Professor Wang is a prolific writer. His publications have appeared in peer-reviewed journals both in English and Chinese, including American Art, the scholarly journal by the Smithsonian American Art Museum (Spring 2008); the special "Art and Cultural Institutions" issue of AAPI Nexus by the Asian American Studies Center at University of California, Los Angeles (Winter/Spring 2007); Yishu-Journal of Contemporary Chinese Art (Winter 2003); and several issues of Journal of Aesthetic Education, the official publication of the Taiwan National Center for Arts Education. In the past decade, Professor Wang has also served as an art critic, columnist, and journalist for several international magazines, such as Art & Collection and Esquire Taipei. He continues to publish bilingually, for he believes a 21st-century scholar must engage the global scholarly community and be an active, contributing member in it.

For more information, please visit his website: faculty.ucmerced.edu/swang7

Music Studies

Kevin Fellezs

Kevin Fellezs joins a small but growing band of fusion (jazz-rock/funk) music scholars. Drawing on insights from critical race and popular music studies, he hears 1970s fusion as sounding out - representing, articulating, performing - multiply-positioned identity, particularly salient within contemporary debates concerning cultural belongings, collective identities and musical traditions.
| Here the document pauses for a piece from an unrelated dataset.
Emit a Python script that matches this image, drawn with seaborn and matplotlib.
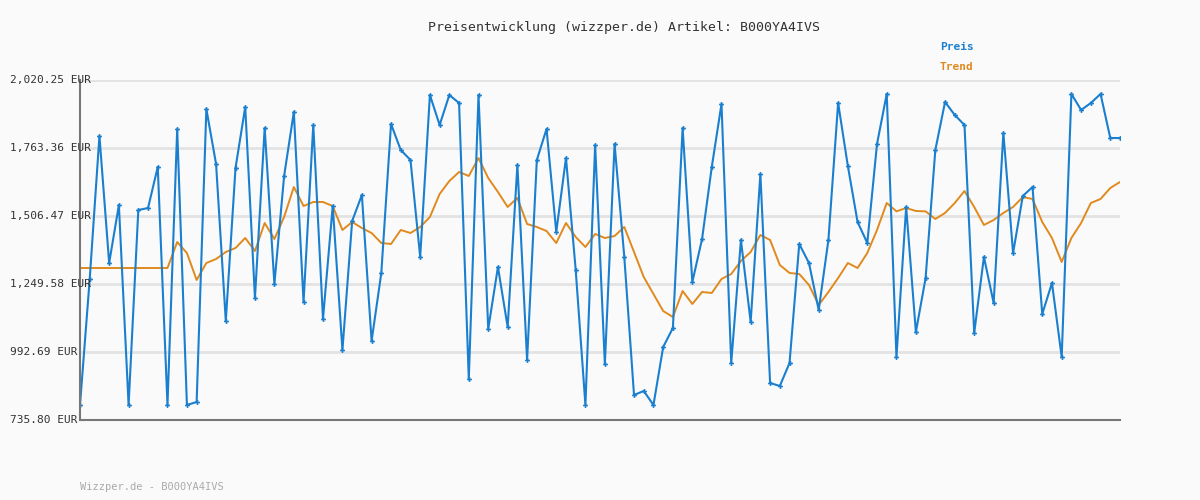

His work on Hawaiian ki ho'alu (slack key guitar) focuses on Hawaiian identity in relation to representations of Hawaiian-ness as they circulate in the discursive sound world of ki ho'alu music, musicians, and audiences. He also maintains an interest in the intersections between African American and Asian American musicians and music cultures. His work is fundamentally concerned with the relationship of musician to musical discourse - how is musical expression described, inscribed and prescribed within that relationship and what limits or expands the descriptions, inscriptions and prescriptions of a particular musical/discursive moment?

Professor Fellezs has an article, "Emergency! Race and Genre in Tony Williams's Lifetime," appearing in the May 2008 issue of Jazz Perspectives. He also has a chapter, "Silenced But Not Silent: Asian Americans and Jazz," in the anthology, Alien Encounters: Asian Americans and Popular Culture (Duke University Press, 2007). His article, "Wise Guy Opera: Music for Sopranos" appeared in This Thing of Ours: Investigating the Sopranos (Columbia University Press, 2002). He is currently completing a manuscript on fusion music tentatively titled Chameleon: Fusion Music and Hybrid Identity.